Knight's Tale and Miller's Tale. If you bought an edition of Chaucer's Canterbury Tales for the Part I Genre module, it will have these in it. If you didn't, then the following edition is recommended:
Geoffrey Chaucer, The Canterbury Tales: The First Fragment, ed. Michael Alexander (Penguin)
Sir Gawain and the Green Knight, ed. & trans. W.R.J. Barron (Manchester UP)
The Book of Margery Kempe, tr. Barry Windeatt (Penguin)
Everyman and Medieval Miracle Plays, ed. A.C. Cawley (Everyman)

The Penguin Book of Renaissance Verse 1509-1569, ed. David Norbrook and H.A. Woudhuysen (Penguin)
John Donne, Selected Poetry, ed. John Carey (World's Classics)

Christopher Marlowe, Tamburlaine. Texts of both parts contained in Marlowe, Doctor Faustus and Other Plays (World's Classics) as recommended for EN10320 The Study of English, last year. If you need a separate edition, the best (and most reasonably priced) is: Marlowe, Tamburlaine the Great, ed. J.S. Cunningham and Eithne Henson (Revels Student Editions; Manchester UP)
William Shakespeare, Henry IV, Part I, ed. David Bevington (World's Classics)
William Shakespeare, Coriolanus, ed. Lee Bliss (New Cambridge Shakespeare)
John Webster, The Duchess of Malfi, ed. Elizabeth M. Brennan (New Mermaid)
Thomas Middleton and William Rowley, The Changeling, ed.

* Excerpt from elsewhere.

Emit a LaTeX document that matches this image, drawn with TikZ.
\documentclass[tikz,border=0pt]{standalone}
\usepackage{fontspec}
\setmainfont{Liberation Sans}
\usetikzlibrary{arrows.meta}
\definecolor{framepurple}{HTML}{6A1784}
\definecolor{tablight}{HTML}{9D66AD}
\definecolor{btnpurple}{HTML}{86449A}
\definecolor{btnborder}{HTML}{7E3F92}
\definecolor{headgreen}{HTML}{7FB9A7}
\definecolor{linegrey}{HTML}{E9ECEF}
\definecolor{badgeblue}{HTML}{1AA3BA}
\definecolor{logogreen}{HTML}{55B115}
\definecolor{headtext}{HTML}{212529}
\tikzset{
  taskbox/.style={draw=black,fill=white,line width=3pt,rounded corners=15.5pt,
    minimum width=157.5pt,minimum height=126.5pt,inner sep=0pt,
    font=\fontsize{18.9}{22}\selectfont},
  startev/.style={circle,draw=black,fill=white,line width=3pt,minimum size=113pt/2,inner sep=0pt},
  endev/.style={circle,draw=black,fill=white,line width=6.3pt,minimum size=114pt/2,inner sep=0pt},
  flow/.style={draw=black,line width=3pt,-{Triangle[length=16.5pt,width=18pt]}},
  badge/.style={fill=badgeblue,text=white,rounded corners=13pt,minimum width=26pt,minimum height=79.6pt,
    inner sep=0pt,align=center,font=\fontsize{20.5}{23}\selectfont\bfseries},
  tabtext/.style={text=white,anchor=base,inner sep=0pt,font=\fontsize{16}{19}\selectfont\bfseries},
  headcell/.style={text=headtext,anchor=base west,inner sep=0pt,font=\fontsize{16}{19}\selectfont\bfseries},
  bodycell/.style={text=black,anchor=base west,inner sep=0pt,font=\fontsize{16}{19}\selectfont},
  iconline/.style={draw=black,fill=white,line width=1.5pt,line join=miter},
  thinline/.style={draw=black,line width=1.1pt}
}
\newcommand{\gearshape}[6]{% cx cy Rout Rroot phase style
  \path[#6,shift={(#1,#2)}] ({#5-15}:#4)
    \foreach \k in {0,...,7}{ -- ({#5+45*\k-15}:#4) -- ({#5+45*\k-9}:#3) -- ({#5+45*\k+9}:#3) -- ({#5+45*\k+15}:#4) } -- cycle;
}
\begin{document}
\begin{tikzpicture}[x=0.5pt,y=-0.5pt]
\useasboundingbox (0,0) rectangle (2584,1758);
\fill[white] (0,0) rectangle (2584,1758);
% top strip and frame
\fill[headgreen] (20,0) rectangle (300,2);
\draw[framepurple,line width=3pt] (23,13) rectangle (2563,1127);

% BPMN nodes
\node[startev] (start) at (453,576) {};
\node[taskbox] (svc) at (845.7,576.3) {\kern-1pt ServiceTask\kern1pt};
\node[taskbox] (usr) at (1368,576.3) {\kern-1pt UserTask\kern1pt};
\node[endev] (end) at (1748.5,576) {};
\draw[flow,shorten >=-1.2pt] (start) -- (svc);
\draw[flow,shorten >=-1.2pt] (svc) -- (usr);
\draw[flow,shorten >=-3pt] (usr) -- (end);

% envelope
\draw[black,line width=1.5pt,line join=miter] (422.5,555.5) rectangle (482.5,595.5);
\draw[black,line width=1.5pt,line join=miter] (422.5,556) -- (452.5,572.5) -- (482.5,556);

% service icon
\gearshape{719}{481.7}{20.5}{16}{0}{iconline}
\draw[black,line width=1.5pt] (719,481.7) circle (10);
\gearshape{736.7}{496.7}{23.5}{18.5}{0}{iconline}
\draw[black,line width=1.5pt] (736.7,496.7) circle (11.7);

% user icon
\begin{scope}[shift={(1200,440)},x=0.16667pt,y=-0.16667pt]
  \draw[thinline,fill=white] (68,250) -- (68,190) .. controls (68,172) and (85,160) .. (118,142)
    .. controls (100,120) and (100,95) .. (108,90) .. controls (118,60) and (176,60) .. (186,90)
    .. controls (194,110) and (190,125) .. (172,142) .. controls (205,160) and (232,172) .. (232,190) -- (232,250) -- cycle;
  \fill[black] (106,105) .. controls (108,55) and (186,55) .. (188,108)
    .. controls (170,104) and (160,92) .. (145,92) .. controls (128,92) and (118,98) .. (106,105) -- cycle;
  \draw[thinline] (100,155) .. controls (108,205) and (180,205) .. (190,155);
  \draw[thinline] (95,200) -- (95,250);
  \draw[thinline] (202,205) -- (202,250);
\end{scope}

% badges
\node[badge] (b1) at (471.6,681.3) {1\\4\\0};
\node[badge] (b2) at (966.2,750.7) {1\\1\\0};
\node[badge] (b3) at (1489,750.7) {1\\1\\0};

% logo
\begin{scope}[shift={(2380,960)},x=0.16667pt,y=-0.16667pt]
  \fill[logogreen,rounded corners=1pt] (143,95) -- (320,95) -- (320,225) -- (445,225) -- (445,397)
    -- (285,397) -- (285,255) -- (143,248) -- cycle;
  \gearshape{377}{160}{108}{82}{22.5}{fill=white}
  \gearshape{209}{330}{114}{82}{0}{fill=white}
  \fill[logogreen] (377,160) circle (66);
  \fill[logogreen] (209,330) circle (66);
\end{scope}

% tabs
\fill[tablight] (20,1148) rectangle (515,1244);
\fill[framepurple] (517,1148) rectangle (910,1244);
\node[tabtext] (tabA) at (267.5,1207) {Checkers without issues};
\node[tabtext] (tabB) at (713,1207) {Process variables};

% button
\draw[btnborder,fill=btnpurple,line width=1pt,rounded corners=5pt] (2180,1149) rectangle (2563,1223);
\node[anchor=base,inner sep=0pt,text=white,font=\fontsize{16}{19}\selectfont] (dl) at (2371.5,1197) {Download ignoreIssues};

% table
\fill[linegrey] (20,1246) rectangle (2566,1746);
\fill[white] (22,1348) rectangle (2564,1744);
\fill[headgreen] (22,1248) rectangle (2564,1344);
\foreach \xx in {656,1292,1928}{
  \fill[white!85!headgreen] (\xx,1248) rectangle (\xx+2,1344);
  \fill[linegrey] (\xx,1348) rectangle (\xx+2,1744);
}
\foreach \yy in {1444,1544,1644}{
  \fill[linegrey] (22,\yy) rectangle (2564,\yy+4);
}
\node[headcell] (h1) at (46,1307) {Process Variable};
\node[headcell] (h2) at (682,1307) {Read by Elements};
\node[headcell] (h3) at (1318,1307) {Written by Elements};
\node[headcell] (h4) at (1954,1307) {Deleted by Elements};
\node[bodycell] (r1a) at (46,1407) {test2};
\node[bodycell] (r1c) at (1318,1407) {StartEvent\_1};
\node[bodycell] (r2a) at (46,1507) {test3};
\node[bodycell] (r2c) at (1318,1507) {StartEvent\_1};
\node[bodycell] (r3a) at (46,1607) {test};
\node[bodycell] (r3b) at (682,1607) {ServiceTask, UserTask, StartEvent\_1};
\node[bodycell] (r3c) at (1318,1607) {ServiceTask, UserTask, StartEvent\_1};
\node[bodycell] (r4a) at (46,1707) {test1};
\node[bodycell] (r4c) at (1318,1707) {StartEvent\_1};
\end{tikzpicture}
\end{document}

Joost Daalder (New Mermaid)

Aims and objectives

to introduce students to a range of writing in a variety of genres from the late-medieval period the period from 1580 to 1630;
to locate this writing in the literary, socio-historical and cultural contexts in which it was produced and read;
to encourage students to reflect critically on the texts chosen for special study;
to encourage students to explore the relations between literary texts and between texts and their contexts;
to encourage students to familiarize themselves with recent critical debates about the writing of these periods.

Learning outcomes

On completion of this module students should typically be able to:
demonstrate a detailed knowledge of a range of texts drawn from the medieval and early modern periods;
articulate this knowledge in the form of a reasoned critical analysis of particular texts;
locate the texts studied in appropriate literary, historical, and/or cultural contexts;
explain and engage with relevant aspects of recent scholarly and/or critical debates about the texts studied.